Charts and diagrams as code

+++

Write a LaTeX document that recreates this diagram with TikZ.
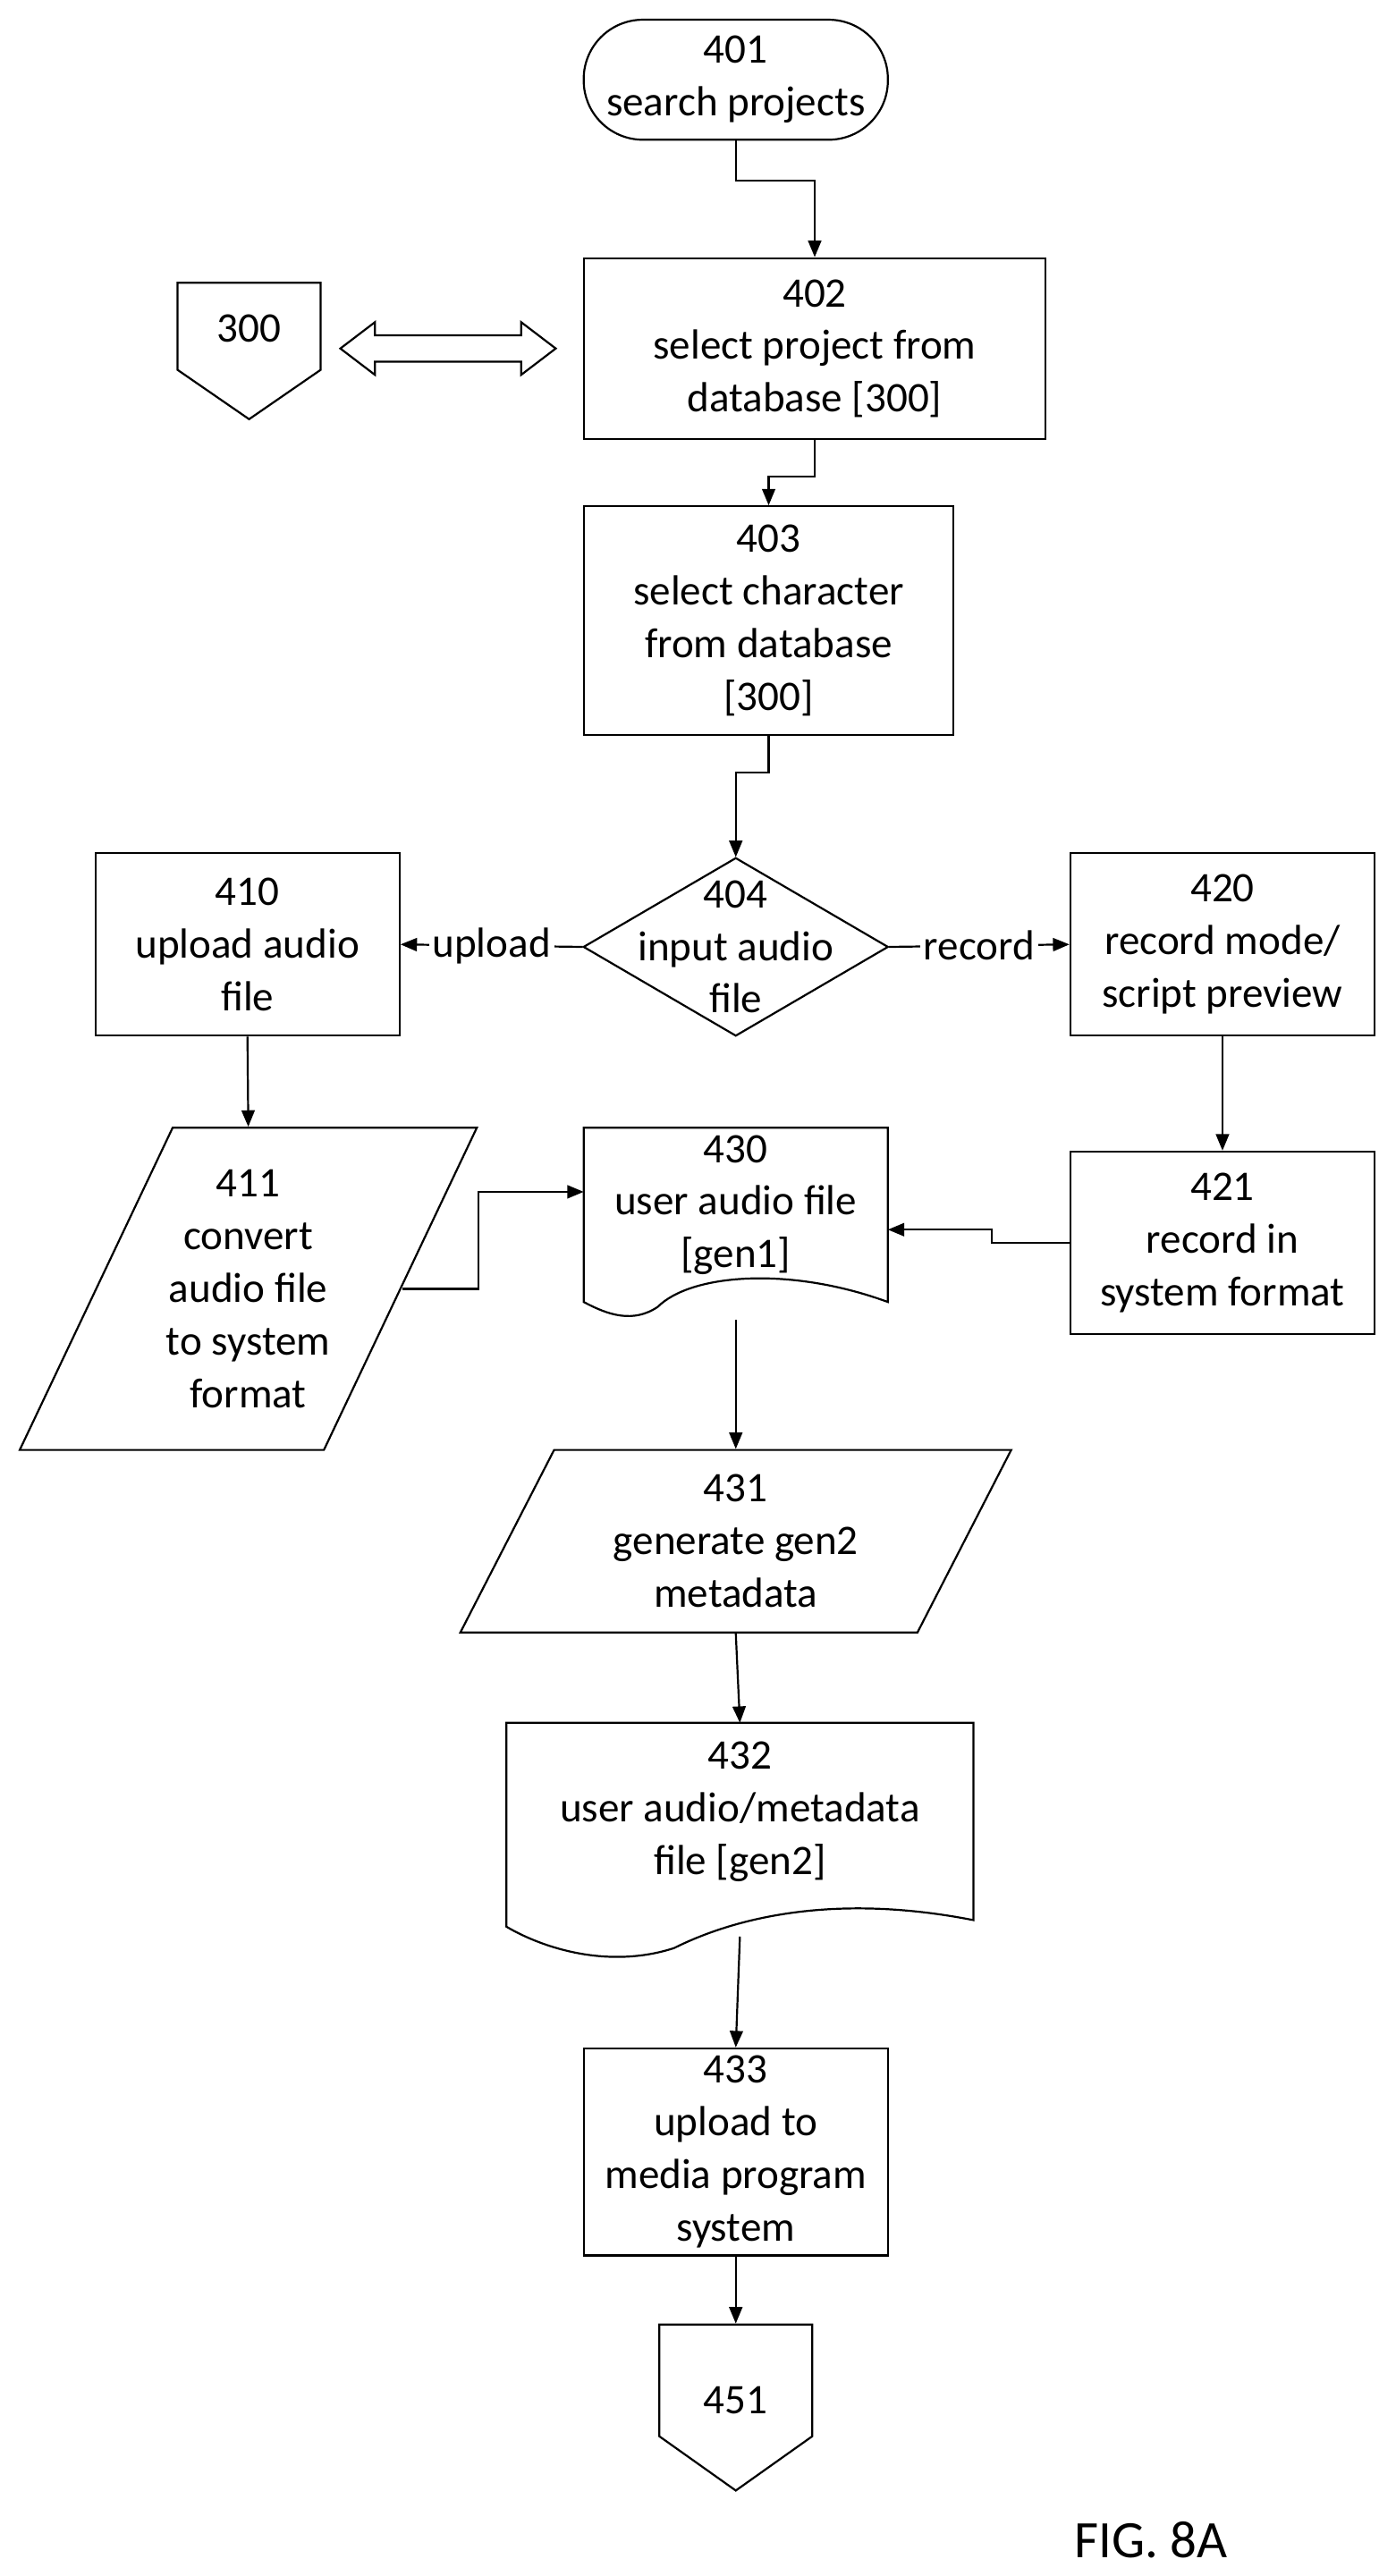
\documentclass[tikz,border=0pt]{standalone}
\usepackage{fontspec}
\setmainfont{Carlito}
\usetikzlibrary{arrows.meta}
\begin{document}
\begin{tikzpicture}[x=0.5pt,y=-0.5pt,line width=0.6pt,
  every node/.style={font=\fontsize{12.8}{16}\selectfont,align=center,inner sep=1pt},
  box/.style={draw},
  txt/.style={draw=none},
  arr/.style={-{Triangle[length=5pt,width=4pt]}},
  lbl/.style={fill=white,inner sep=1pt}]
\useasboundingbox (0,0) rectangle (849,1567);
% 401
\node[box,rounded corners=18pt,minimum width=92.5pt,minimum height=36.5pt] (n401) at (447.5,48.5) {401\\search projects};
% 402
\node[box,minimum width=140.5pt,minimum height=55pt] (n402) at (495.5,212) {402\\select project from\\database [300]};
% 300
\draw (108,172) -- (195,172) -- (195,225) -- (151.5,255) -- (108,225) -- cycle;
\node[txt,minimum width=43.5pt,minimum height=41.5pt] (n300) at (151.5,213.5) {};
\node at (151.5,200) {300};
% double arrow
\draw (207,212) -- (228,196) -- (228,204) -- (317,204) -- (317,196) -- (338,212) -- (317,228) -- (317,220) -- (228,220) -- (228,228) -- cycle;
% 403
\node[box,minimum width=112.5pt,minimum height=69.5pt] (n403) at (467.5,377.5) {403\\select character\\from database\\{[300]}};
% 404
\draw (355,576) -- (447.5,522) -- (540,576) -- (447.5,630) -- cycle;
\node[txt,minimum width=92.5pt,minimum height=54pt] (n404) at (447.5,576) {404\\input audio\\file};
% 410
\node[box,minimum width=92.5pt,minimum height=55.5pt] (n410) at (150.5,574.5) {410\\upload audio\\file};
% 420
\node[box,minimum width=92.5pt,minimum height=55.5pt] (n420) at (743.5,574.5) {420\\record mode/\\script preview};
% 411
\draw (105,686) -- (290,686) -- (197,882) -- (12,882) -- cycle;
\node[txt,minimum width=139pt,minimum height=98pt] (n411) at (151,784) {411\\convert\\audio file\\to system\\format};
% 430
\draw (355,686) -- (540,686) -- (540,792) .. controls (480,770) and (420,775) .. (400,795) .. controls (385,805) and (370,800) .. (355,792) -- cycle;
\node[txt,minimum width=92.5pt,minimum height=57pt] (n430) at (447.5,743) {};
\coordinate (c430w) at (355,725);
\coordinate (c430e) at (540,748);
\node at (447.5,733) {430\\user audio file\\{[gen1]}};
% 421
\node[box,minimum width=92.5pt,minimum height=55.5pt] (n421) at (743.5,756) {421\\record in\\system format};
% 431
\draw (337,882) -- (615,882) -- (558,993) -- (280,993) -- cycle;
\node[txt,minimum width=167.5pt,minimum height=55.5pt] (n431) at (447.5,937.5) {431\\generate gen2\\metadata};
% 432
\draw (308,1048) -- (592,1048) -- (592,1168) .. controls (500,1150) and (440,1170) .. (410,1185) .. controls (370,1198) and (330,1185) .. (308,1172) -- cycle;
\node[txt,minimum width=142pt,minimum height=66pt] (n432) at (450,1114) {};
\node at (450,1102) {432\\user audio/metadata\\file [gen2]};
% 433
\node[box,minimum width=92.5pt,minimum height=63pt] (n433) at (447.5,1309) {433\\upload to\\media program\\system};
% 451
\draw (401,1414) -- (494,1414) -- (494,1482) -- (447.5,1515) -- (401,1482) -- cycle;
\node[txt,minimum width=46.5pt,minimum height=50.5pt] (n451) at (447.5,1464.5) {};
\node at (447.5,1460) {451};
\node[font=\fontsize{16}{19}\selectfont] (fig) at (700,1545) {FIG. 8A};
% connectors
\coordinate (c411e) at (245,784);
\draw[arr] (n401.south) |- (495.5,110) -- (n402.north);
\draw[arr] (n402.south) |- (467.5,290) -- (n403.north);
\draw[arr] (n403.south) |- (447.5,470) -- (n404.north);
\draw[arr] (n404.west) -- node[lbl]{upload} (n410.east);
\draw[arr] (n404.east) -- node[lbl]{record} (n420.west);
\draw[arr] (n410.south) -- (n411.north);
\draw[arr] (n420.south) -- (n421.north);
\draw[arr] (c411e) -| (291,725) -- (c430w);
\draw[arr] (n421.west) -| (603,748) -- (c430e);
\draw[arr] (447.5,803) -- (n431.north);
\draw[arr] (n431.south) -- (450,1048);
\draw[arr] (450,1178) -- (n433.north);
\draw[arr] (n433.south) -- (n451.north);
\end{tikzpicture}
\end{document}
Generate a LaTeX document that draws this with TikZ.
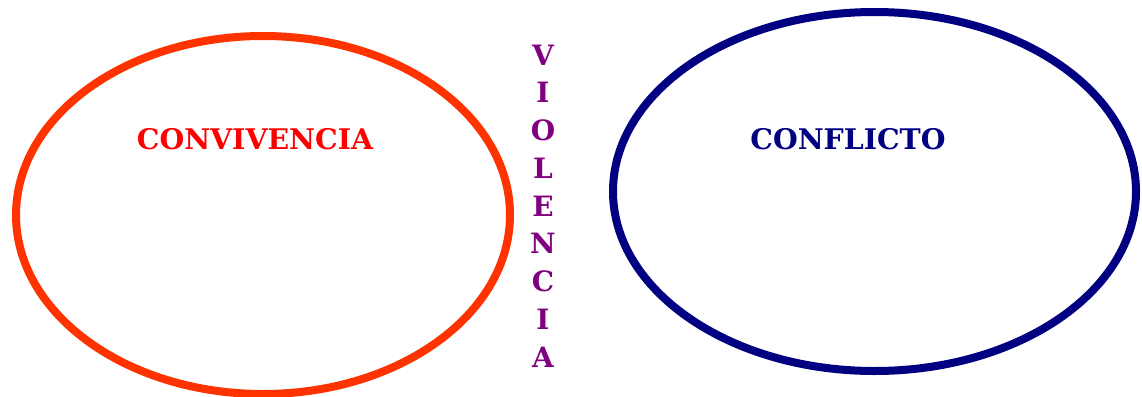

+++

• Work to do: Repeat the records word for word. Any picture in them should be left out.

• Written answer:
Write a LaTeX document that recreates this diagram with TikZ.
\documentclass[tikz,border=0pt]{standalone}
\usepackage{fontspec}
\setmainfont{Carlito}
\usetikzlibrary{arrows.meta}
\begin{document}
\begin{tikzpicture}[x=0.5pt,y=-0.5pt,line width=0.6pt,
  every node/.style={font=\fontsize{12.8}{16}\selectfont,align=center,inner sep=1pt},
  box/.style={draw},
  txt/.style={draw=none},
  arr/.style={-{Triangle[length=5pt,width=4pt]}},
  lbl/.style={fill=white,inner sep=1pt}]
\useasboundingbox (0,0) rectangle (849,1567);
% 401
\node[box,rounded corners=18pt,minimum width=92.5pt,minimum height=36.5pt] (n401) at (447.5,48.5) {401\\search projects};
% 402
\node[box,minimum width=140.5pt,minimum height=55pt] (n402) at (495.5,212) {402\\select project from\\database [300]};
% 300
\draw (108,172) -- (195,172) -- (195,225) -- (151.5,255) -- (108,225) -- cycle;
\node[txt,minimum width=43.5pt,minimum height=41.5pt] (n300) at (151.5,213.5) {};
\node at (151.5,200) {300};
% double arrow
\draw (207,212) -- (228,196) -- (228,204) -- (317,204) -- (317,196) -- (338,212) -- (317,228) -- (317,220) -- (228,220) -- (228,228) -- cycle;
% 403
\node[box,minimum width=112.5pt,minimum height=69.5pt] (n403) at (467.5,377.5) {403\\select character\\from database\\{[300]}};
% 404
\draw (355,576) -- (447.5,522) -- (540,576) -- (447.5,630) -- cycle;
\node[txt,minimum width=92.5pt,minimum height=54pt] (n404) at (447.5,576) {404\\input audio\\file};
% 410
\node[box,minimum width=92.5pt,minimum height=55.5pt] (n410) at (150.5,574.5) {410\\upload audio\\file};
% 420
\node[box,minimum width=92.5pt,minimum height=55.5pt] (n420) at (743.5,574.5) {420\\record mode/\\script preview};
% 411
\draw (105,686) -- (290,686) -- (197,882) -- (12,882) -- cycle;
\node[txt,minimum width=139pt,minimum height=98pt] (n411) at (151,784) {411\\convert\\audio file\\to system\\format};
% 430
\draw (355,686) -- (540,686) -- (540,792) .. controls (480,770) and (420,775) .. (400,795) .. controls (385,805) and (370,800) .. (355,792) -- cycle;
\node[txt,minimum width=92.5pt,minimum height=57pt] (n430) at (447.5,743) {};
\coordinate (c430w) at (355,725);
\coordinate (c430e) at (540,748);
\node at (447.5,733) {430\\user audio file\\{[gen1]}};
% 421
\node[box,minimum width=92.5pt,minimum height=55.5pt] (n421) at (743.5,756) {421\\record in\\system format};
% 431
\draw (337,882) -- (615,882) -- (558,993) -- (280,993) -- cycle;
\node[txt,minimum width=167.5pt,minimum height=55.5pt] (n431) at (447.5,937.5) {431\\generate gen2\\metadata};
% 432
\draw (308,1048) -- (592,1048) -- (592,1168) .. controls (500,1150) and (440,1170) .. (410,1185) .. controls (370,1198) and (330,1185) .. (308,1172) -- cycle;
\node[txt,minimum width=142pt,minimum height=66pt] (n432) at (450,1114) {};
\node at (450,1102) {432\\user audio/metadata\\file [gen2]};
% 433
\node[box,minimum width=92.5pt,minimum height=63pt] (n433) at (447.5,1309) {433\\upload to\\media program\\system};
% 451
\draw (401,1414) -- (494,1414) -- (494,1482) -- (447.5,1515) -- (401,1482) -- cycle;
\node[txt,minimum width=46.5pt,minimum height=50.5pt] (n451) at (447.5,1464.5) {};
\node at (447.5,1460) {451};
\node[font=\fontsize{16}{19}\selectfont] (fig) at (700,1545) {FIG. 8A};
% connectors
\coordinate (c411e) at (245,784);
\draw[arr] (n401.south) |- (495.5,110) -- (n402.north);
\draw[arr] (n402.south) |- (467.5,290) -- (n403.north);
\draw[arr] (n403.south) |- (447.5,470) -- (n404.north);
\draw[arr] (n404.west) -- node[lbl]{upload} (n410.east);
\draw[arr] (n404.east) -- node[lbl]{record} (n420.west);
\draw[arr] (n410.south) -- (n411.north);
\draw[arr] (n420.south) -- (n421.north);
\draw[arr] (c411e) -| (291,725) -- (c430w);
\draw[arr] (n421.west) -| (603,748) -- (c430e);
\draw[arr] (447.5,803) -- (n431.north);
\draw[arr] (n431.south) -- (450,1048);
\draw[arr] (450,1178) -- (n433.north);
\draw[arr] (n433.south) -- (n451.north);
\end{tikzpicture}
\end{document}
Generate a LaTeX document that draws this with TikZ.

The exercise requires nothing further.